With qualifications in both the social and environmental sciences, Gillian is currently completing a PhD at the University of Queensland looking at the common wild animals that occur, and at times flourish, in Brisbane in association with urban practices and changing landscapes. Taking a ‘more-than-human’ approach, the PhD explores how humans and these animals live together in urban space and how the relationship is mediated conceptually, materially and institutionally.

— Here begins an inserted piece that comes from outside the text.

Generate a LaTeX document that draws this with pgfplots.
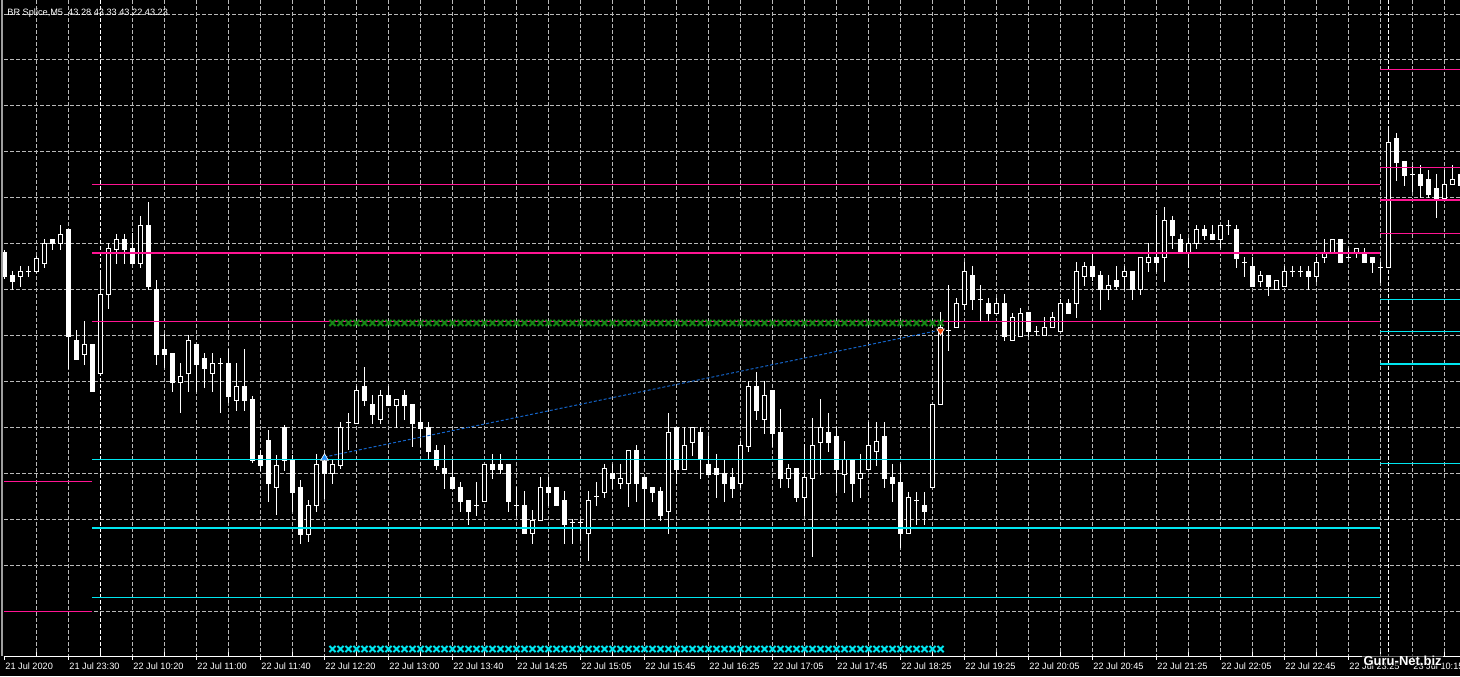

Geir Henning Presterudstuen

School of Social Sciences and Psychology, University of Western Sydney

Geir Henning Presterudstuen is an Early Career Researcher and lecturer at the School of Social Sciences and Psychology at the University of Western Sydney. His PhD in Anthropology, on “Masculinity, Manhood and Tradition in Contemporary Fiji”, was awarded in 2011, and his current research work focuses on processes of gendered identification and bodily practices in postcolonial settings, the changing conceptions of the human body and economic anthropology at the interface of notions of tradition and modernity.



Jill Sweeney

University of Newcastle

Jill Sweeney earned her PhD in Human Geography from the University of Newcastle, NSW in 2011. Her thesis explored post-humanist theory using the Southern Ocean as a focal point, and looked particularly at the use of social and news media in negotiating our experiences of place, and the lively and challenging more-than-human world in which we live. Currently she is contributing to work by Dr Lesley Instone (University of Newcastle) examining the place of companion animals and human—animal cohabitation within urban environments.



David Trigger

School of Social Sciences, University of Queensland

David Trigger is Professor of Anthropology and Head of School of Social Science at The University of Queensland. His research interests encompass the different meanings attributed to land and nature across diverse sectors of society. His research on Australian society includes projects focused on a comparison of pro-development, environmentalist and Aboriginal perspectives on land and nature. In Australian Aboriginal Studies, Professor Trigger has carried out more than 35 years of anthropological study on Indigenous systems of land tenure, including applied research on resource development negotiations and native title. He is the author of more than 60 major applied research reports and has acted as an expert witness in multiple native title claims and associated criminal matters involving Aboriginal customary law. Professor Trigger is the author of Whitefella comin’: Aboriginal responses to colonialism in northern Australia (Cambridge University Press) and a wide range of scholarly articles. His most recent book is a co-edited cross-disciplinary collection titled: Disputed territories: land, culture and identity in settler societies (Hong Kong University Press).



Thom van Dooren

Environmental Humanities; University of New South Wales


Thom van Dooren is a lecturer in Environmental Humanities at the University of New South Wales and co-editor of the journal Environmental Humanities. His research focuses on ethical and philosophical issues in the context of species extinction, a topic explored in detail in Flight Ways: Life and Loss at the Edge of Extinction (Columbia University Press, 2014).



Eve Vincent

New York University, Sydney

Eve recently completed her PhD in Anthropology at Sydney University. She lectures at NYU Sydney.



Carsten Wergin

Social Policy Research Centre, University of New South Wales

Carsten Wergin (Dr. phil.) is a Senior Researcher at the Institute for Social and Cultural Anthropology, Martin-Luther-University Halle-Wittenberg, Germany. He works on tourism and the resources boom, Australian Indigenous culture, heritage and related transcultural connectivities in the Indian Ocean region. Recent publications include the Special Section “Songlines vs. Pipelines? Mining and Tourism Industries in Remote Australia” for Australian Humanities Review (with Stephen Muecke, 2012) and the co-edited volume Musical Performance and the Changing City (with Fabian Holt, Routledge 2013). He currently holds a Marie Curie International Outgoing Fellowship at the Social Policy Research Centre, University of NSW, Sydney.